Taiwo et al. 2023
Full Title: A Review of the Ethics of Artificial Intelligence and its Applications in the United States
Citation: Taiwo, E., Akinsola, A., Tella, E., Makinde, K., & Akinwande, M. (2023). A Review of the Ethics of Artificial Intelligence and its Applications in the United States. arXiv preprint arXiv:2310.05751.
Core Framing
A comprehensive review that synthesizes AI ethics principles and their application across US sectors (business, government, academia, civil society). The paper draws on a 2019 meta-review identifying 11 fundamental ethical principles and consolidates them into seven operational themes aligned with Deloitte’s Trustworthy AI™ framework.
Key Contribution
Maps the landscape of AI ethics principles and attempts to bridge the gap between high-level values and engineering practice. Positions the discussion explicitly in a US context, acknowledging sector-specific dependencies on AI.

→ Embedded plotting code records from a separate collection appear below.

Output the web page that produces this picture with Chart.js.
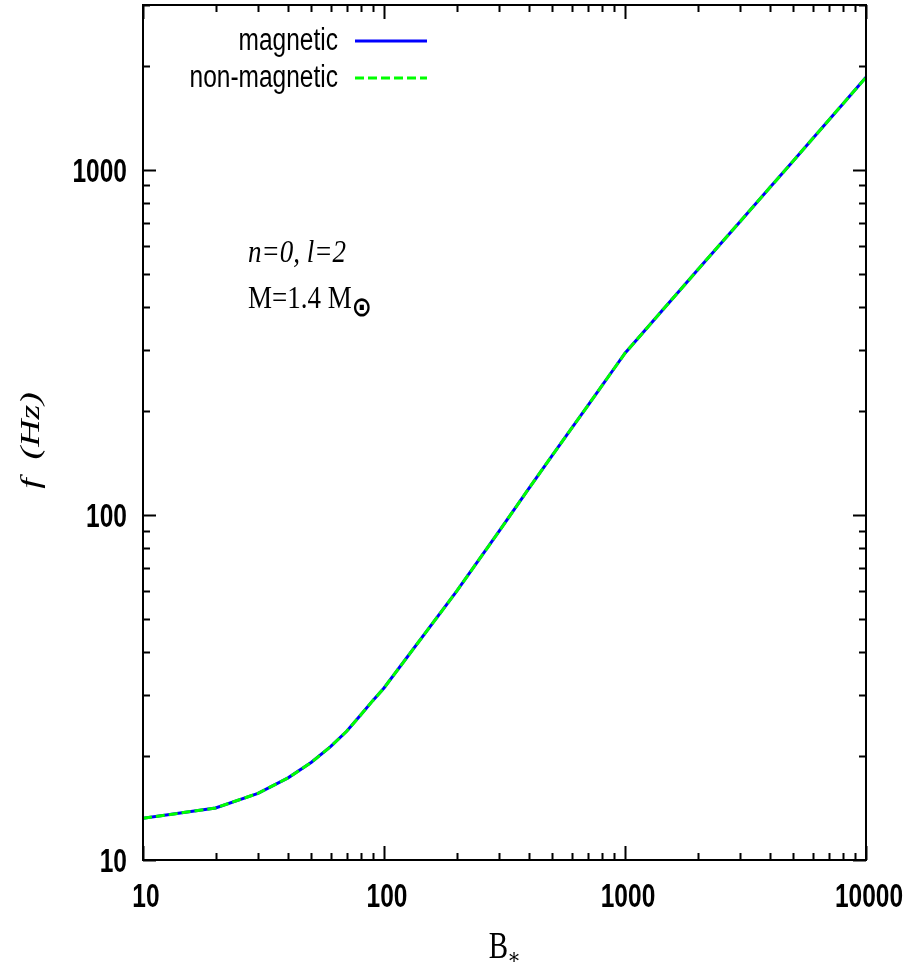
<!DOCTYPE html>
<html>
<head>
<meta charset="utf-8">
<script src="https://cdn.jsdelivr.net/npm/chart.js@4.4.0/dist/chart.umd.min.js"></script>
<style>
  html, body { margin: 0; padding: 0; background: #fff; }
  canvas { display: block; }
</style>
</head>
<body>
<canvas id="freqChart" width="910" height="976"></canvas>
<script>
// B field values (x) and mode frequencies in Hz (y)
var bField = [10, 20, 30, 40, 50, 60, 70, 80, 90, 100,
              200, 300, 400, 500, 600, 700, 800, 900, 1000,
              2000, 3000, 4000, 5000, 6000, 7000, 8000, 9000, 10000];
var magneticFreq = [13.2, 14.15, 15.6, 17.3, 19.2, 21.3, 23.6, 26.3, 29.0, 31.5,
                    60, 89.5, 119.5, 149, 178, 207, 236, 265, 294,
                    512, 707, 889, 1062, 1229, 1391, 1548, 1702, 1852];
var nonMagneticFreq = [13.2, 14.15, 15.6, 17.3, 19.2, 21.3, 23.6, 26.3, 29.0, 31.5,
                       60, 89.5, 119.5, 149, 178, 207, 236, 265, 294,
                       512, 707, 889, 1062, 1229, 1391, 1548, 1702, 1852];
var seriesNames = ['magnetic', 'non-magnetic'];
var xTickLabels = [10, 100, 1000, 10000];
var yTickLabels = [10, 100, 1000];
var xRange = [10, 10000];
var yRange = [10, 3000];

function makePoints(xs, ys) {
    var pts = [];
    for (var i = 0; i < xs.length; i++) {
        pts.push({x: xs[i], y: ys[i]});
    }
    return pts;
}

// draw text stretched vertically like the gnuplot output
function stretchText(ctx, text, x, y, sy, align) {
    ctx.save();
    ctx.translate(x, y);
    ctx.scale(1, sy);
    ctx.textAlign = align;
    ctx.textBaseline = 'alphabetic';
    ctx.fillText(text, 0, 0);
    ctx.restore();
}

// every 1..9 x 10^n value inside [lo, hi]
function logTickValues(lo, hi) {
    var vals = [];
    for (var d = Math.floor(Math.log10(lo)); d <= Math.ceil(Math.log10(hi)); d++) {
        for (var m = 1; m <= 9; m++) {
            var v = m * Math.pow(10, d);
            if (v >= lo - 1e-9 && v <= hi + 1e-9) vals.push({v: v, major: m == 1});
        }
    }
    return vals;
}

var gnuplotFrame = {
    id: 'gnuplotFrame',
    afterDatasetsDraw: function(chart) {
        var ctx = chart.ctx;
        var area = chart.chartArea;
        var xs = chart.scales.x, ys = chart.scales.y;
        ctx.save();
        ctx.strokeStyle = '#000';
        ctx.lineWidth = 2;

        // inward ticks on all four sides
        var xt = logTickValues(xRange[0], xRange[1]);
        xt.forEach(function(t) {
            var px = Math.round(xs.getPixelForValue(t.v)) + 0.5;
            var len = t.major ? 14 : 7;
            ctx.beginPath();
            ctx.moveTo(px, area.bottom); ctx.lineTo(px, area.bottom - len);
            ctx.moveTo(px, area.top); ctx.lineTo(px, area.top + len);
            ctx.stroke();
        });
        var yt = logTickValues(yRange[0], yRange[1]);
        yt.forEach(function(t) {
            var py = Math.round(ys.getPixelForValue(t.v)) + 0.5;
            var len = t.major ? 13 : 7;
            ctx.beginPath();
            ctx.moveTo(area.left, py); ctx.lineTo(area.left + len, py);
            ctx.moveTo(area.right, py); ctx.lineTo(area.right - len, py);
            ctx.stroke();
        });
        ctx.strokeRect(area.left, area.top, area.right - area.left, area.bottom - area.top);

        // tick labels
        ctx.fillStyle = '#000';
        ctx.font = 'bold 24.5px "Liberation Sans", Arial, sans-serif';
        xTickLabels.forEach(function(v) {
            stretchText(ctx, String(v), xs.getPixelForValue(v) + 3, area.bottom + 47, 1.38, 'center');
        });
        yTickLabels.forEach(function(v) {
            stretchText(ctx, String(v), area.left - 16, ys.getPixelForValue(v) + 12, 1.38, 'right');
        });

        // axis titles
        ctx.font = '29px "Liberation Serif", "Times New Roman", serif';
        var cx = (area.left + area.right) / 2;
        var bw = ctx.measureText('B').width;
        stretchText(ctx, 'B', cx - 6, area.bottom + 98, 1.3, 'center');
        ctx.font = '20px "DejaVu Serif", serif';
        stretchText(ctx, '\u2217', cx - 6 + bw / 2 + 6, area.bottom + 104, 1.1, 'center');

        ctx.save();
        ctx.translate(32, (area.top + area.bottom) / 2 + 8);
        ctx.rotate(-Math.PI / 2);
        ctx.scale(1.35, 1);
        ctx.font = 'italic 28px "Liberation Serif", "Times New Roman", serif';
        ctx.textAlign = 'center';
        ctx.textBaseline = 'middle';
        ctx.fillText('f  (Hz)', 0, 0);
        ctx.restore();

        // annotation
        ctx.font = 'italic 27px "Liberation Serif", "Times New Roman", serif';
        stretchText(ctx, 'n=0, l=2', 248, 262, 1.15, 'left');
        ctx.font = '27px "Liberation Serif", "Times New Roman", serif';
        stretchText(ctx, 'M=1.4 M', 248, 308, 1.15, 'left');
        var mw = ctx.measureText('M=1.4 M').width;
        ctx.font = 'bold 24px "DejaVu Sans", sans-serif';
        stretchText(ctx, '\u2299', 248 + mw, 316, 1.15, 'left');

        // key, gnuplot style: text then sample line
        ctx.font = '24.5px "Liberation Sans", Arial, sans-serif';
        var keyY = [41, 78];
        for (var i = 0; i < seriesNames.length; i++) {
            var ds = chart.data.datasets[i];
            ctx.fillStyle = '#000';
            stretchText(ctx, seriesNames[i], 338, keyY[i] + 9, 1.25, 'right');
            ctx.beginPath();
            ctx.strokeStyle = ds.borderColor;
            ctx.lineWidth = ds.borderWidth;
            ctx.setLineDash(ds.borderDash || []);
            ctx.moveTo(355, keyY[i]);
            ctx.lineTo(427, keyY[i]);
            ctx.stroke();
            ctx.setLineDash([]);
        }
        ctx.restore();
    }
};

var ctx = document.getElementById('freqChart').getContext('2d');
var freqChart = new Chart(ctx, {
    type: 'line',
    data: {
        datasets: [
            {
                label: seriesNames[0],
                data: makePoints(bField, magneticFreq),
                borderColor: '#0000ff',
                borderWidth: 3,
                pointRadius: 0,
                fill: false,
                tension: 0,
                order: 1
            },
            {
                label: seriesNames[1],
                data: makePoints(bField, nonMagneticFreq),
                borderColor: '#00ff00',
                borderWidth: 3,
                borderDash: [9, 4],
                pointRadius: 0,
                fill: false,
                tension: 0,
                order: 0
            }
        ]
    },
    options: {
        responsive: false,
        animation: false,
        layout: { padding: { left: 0, top: 5, right: 44, bottom: 0 } },
        plugins: {
            legend: { display: false },
            tooltip: { enabled: false }
        },
        scales: {
            x: {
                type: 'logarithmic',
                min: xRange[0],
                max: xRange[1],
                grid: { display: false },
                border: { display: false },
                ticks: { display: false },
                afterFit: function(scale) { scale.height = 116; }
            },
            y: {
                type: 'logarithmic',
                min: yRange[0],
                max: yRange[1],
                grid: { display: false },
                border: { display: false },
                ticks: { display: false },
                afterFit: function(scale) { scale.width = 143; }
            }
        }
    },
    plugins: [gnuplotFrame]
});
</script>
</body>
</html>
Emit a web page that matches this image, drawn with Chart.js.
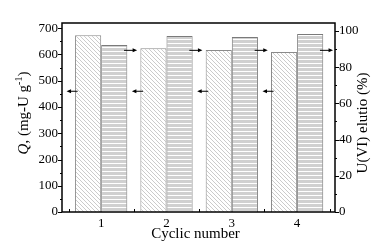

Eleven Principles Identified
- Transparency
- Justice
- Fairness
- Equity
- Non-Maleficence
- Responsibility
- Accountability
- Privacy
- Beneficence
- Freedom/Autonomy
- Trust/Dignity/Sustainability/Solidarity
Seven Operational Themes
Consolidated into actionable engineering-adjacent concerns:
- Human agency and oversight
- Safety
- Privacy
- Transparency
- Fairness
- Accountability
- Technical robustness
Extracted Content
- 05-atom—ethics-principle-proliferation
- 07-atom—bioethics-to-ai-ethics-inheritance
- 05-atom—voluntary-compliance-gap
- 07-molecule—principles-to-practice-translation-problem
Notes
The framing reveals more than the findings. The fact that a review paper is needed to consolidate 11+ overlapping principles into 7 themes suggests the field is still in definitional flux. The reliance on bioethics foundations (beneficence, non-maleficence, autonomy, justice from the Belmont Report) is both strength and limitation, these concepts were developed for human research contexts, not autonomous systems.